The error could indicate a failure in the file transfer process as described, or it could be that the wrong MD5 value was registered in the first place.

The Solution

Depending on the exact cause of the error, there are two possible solutions. Please see Appendix: Correcting An MD5 Value for information on how you can calculate the MD5 value of your local copy of the file and determine whether it matches the originally registered value. If they match, you are looking at a corrupted file error. If they do not match, you are dealing with an incorrectly registered value. In either case, please refer to the relevant section below.

Corrupted File: Upload Again

If you recalculate the MD5 value of you file locally and it matches the value you registered, it is likely the file upload was incomplete or corrupt. You therefore need to reupload the file. Once this is done, the file should be automatically accepted within 24 hours with no further action taken.

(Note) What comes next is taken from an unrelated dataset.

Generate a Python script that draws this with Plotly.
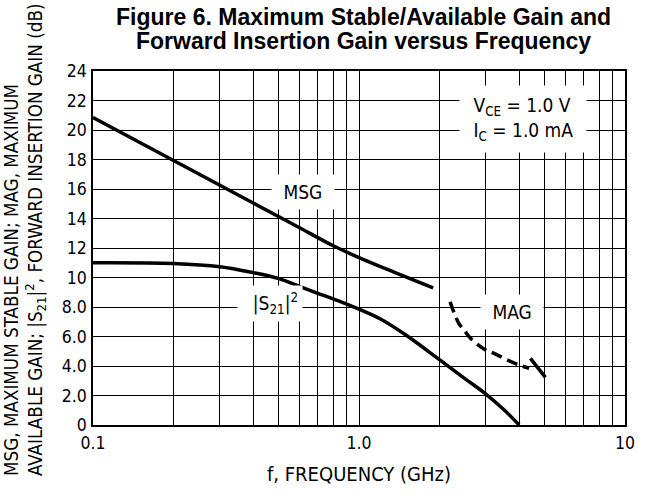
import plotly.graph_objects as go

# ---- data ----
msg_f = [0.1, 0.2, 0.3, 0.4, 0.5, 0.6, 0.8, 1.0, 1.36, 1.9]
msg_db = [20.85, 17.95, 16.25, 15.05, 14.12, 13.36, 12.15, 11.35, 10.35, 9.3]

s21_f = [0.1, 0.2, 0.3, 0.4, 0.5, 0.6, 0.7, 0.8, 1.0, 1.2, 1.5, 2.0, 2.5, 3.0, 3.5, 4.0]
s21_db = [11.0, 10.95, 10.73, 10.33, 9.92, 9.38, 8.93, 8.55, 7.85, 7.2, 6.1, 4.45, 3.15, 2.1, 1.05, 0.0]

mag_f = [2.2, 2.29, 2.38, 2.48, 2.62, 2.95, 3.22, 3.62, 4.02, 4.36]
mag_db = [8.35, 7.5, 6.85, 6.45, 5.9, 5.15, 4.85, 4.4, 4.05, 3.85]

mag2_f = [4.41, 5.02]
mag2_db = [4.52, 3.23]

x_grid = [0.1, 0.2, 0.3, 0.4, 0.5, 0.6, 0.7, 0.8, 0.9,
          1, 2, 3, 4, 5, 6, 7, 8, 9, 10]
x_labels = {0.1: "0.1", 1: "1.0", 10: "10"}
y_ticks = [0, 2, 4, 6, 8, 10, 12, 14, 16, 18, 20, 22, 24]
y_labels = ["0", "2.0", "4.0", "6.0", "8.0", "10", "12", "14", "16", "18", "20", "22", "24"]

FONT = "DejaVu Sans Condensed, Liberation Sans Narrow, sans-serif"
BOLD = "Liberation Sans, Arial, sans-serif"

fig = go.Figure()
fig.add_trace(go.Scatter(x=msg_f, y=msg_db, mode="lines",
                         line=dict(color="black", width=3.5, shape="spline"), showlegend=False))
fig.add_trace(go.Scatter(x=s21_f, y=s21_db, mode="lines",
                         line=dict(color="black", width=3.5, shape="spline"), showlegend=False))
fig.add_trace(go.Scatter(x=mag_f, y=mag_db, mode="lines",
                         line=dict(color="black", width=3.5, dash="11px,6px", shape="spline"),
                         showlegend=False))
fig.add_trace(go.Scatter(x=mag2_f, y=mag2_db, mode="lines",
                         line=dict(color="black", width=3.5), showlegend=False))

fig.update_xaxes(type="log", range=[-1, 1],
                 tickvals=x_grid, ticktext=[x_labels.get(v, "") for v in x_grid],
                 showgrid=True, gridcolor="black", gridwidth=1.2,
                 showline=True, linecolor="black", linewidth=1.5, mirror=True,
                 ticks="", ticklabelstandoff=1,
                 tickfont=dict(family=FONT, size=17.5, color="black"),
                 zeroline=False)
fig.update_yaxes(range=[0, 24], tickvals=y_ticks, ticktext=y_labels,
                 showgrid=True, gridcolor="black", gridwidth=1.2,
                 showline=True, linecolor="black", linewidth=1.5, mirror=True,
                 ticks="", ticklabelstandoff=1,
                 tickfont=dict(family=FONT, size=17.5, color="black"),
                 zeroline=False)

lab = dict(family=FONT, size=19, color="black")
ann = [
    dict(text="<b>Figure 6. Maximum Stable/Available Gain and</b>",
         xref="paper", yref="paper", x=0.509, y=1.1525, xanchor="center", yanchor="middle",
         showarrow=False, font=dict(family=BOLD, size=23, color="black")),
    dict(text="<b>Forward Insertion Gain versus Frequency</b>",
         xref="paper", yref="paper", x=0.509, y=1.0847, xanchor="center", yanchor="middle",
         showarrow=False, font=dict(family=BOLD, size=23, color="black")),
    dict(text="MSG, MAXIMUM STABLE GAIN; MAG, MAXIMUM<br>"
              "AVAILABLE GAIN; |S<sub>21</sub>|<sup>2</sup>, FORWARD INSERTION GAIN (dB)",
         xref="paper", yref="paper", x=0, xshift=-68, y=0.5, yshift=8, align="left",
         xanchor="center", yanchor="middle", textangle=-90,
         showarrow=False, font=dict(family=FONT, size=18.7, color="black")),
    dict(text="f, FREQUENCY (GHz)", xref="paper", yref="paper", x=0.5, y=0, yshift=-49,
         xanchor="center", yanchor="middle", showarrow=False,
         font=dict(family=FONT, size=20, color="black")),
    dict(text="&nbsp;MSG&nbsp;", x=-0.21, y=15.8, xref="x", yref="y", showarrow=False,
         bgcolor="white", borderpad=6, font=lab),
    dict(text="&nbsp;&nbsp;|S<sub>21</sub>|<sup>2</sup>", x=-0.335, y=8.25, xref="x", yref="y",
         showarrow=False, bgcolor="white", borderpad=4, font=lab),
    dict(text="&nbsp;MAG&nbsp;", x=0.575, y=7.67, xref="x", yref="y", showarrow=False,
         bgcolor="white", borderpad=6, font=lab),
    dict(text="&nbsp;V<sub>CE</sub> = 1.0 V&nbsp;<br>&nbsp;I<sub>C</sub> = 1.0 mA&nbsp;", x=0.616, y=20.75,
         xref="x", yref="y", showarrow=False, align="left",
         bgcolor="white", borderpad=8, font=lab),
]

fig.update_layout(width=645, height=498, margin=dict(l=93, r=10, t=71, b=73),
                  plot_bgcolor="white", paper_bgcolor="white", annotations=ann)

fig.write_html("out.html", config={"displayModeBar": False},
               post_script="document.body.style.margin='0px';document.body.style.overflow='hidden';")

Please see Appendix: Re-Uploading Your File for information on how to replace the uploaded file.

Wrong MD5 Value Registered: Register a New One

If you recalculate the MD5 value of your local file and it does not match the value you registered, this will be the root of the problem.

You will need to re-register the MD5 value. Please see Appendix: Correcting An MD5 Value for information on how to do this.

If you have many runs to update, you may wish to do this programmatically, by submitting corrected XML versions of your runs. View our pages on Programmatic Run Updates to learn more about this.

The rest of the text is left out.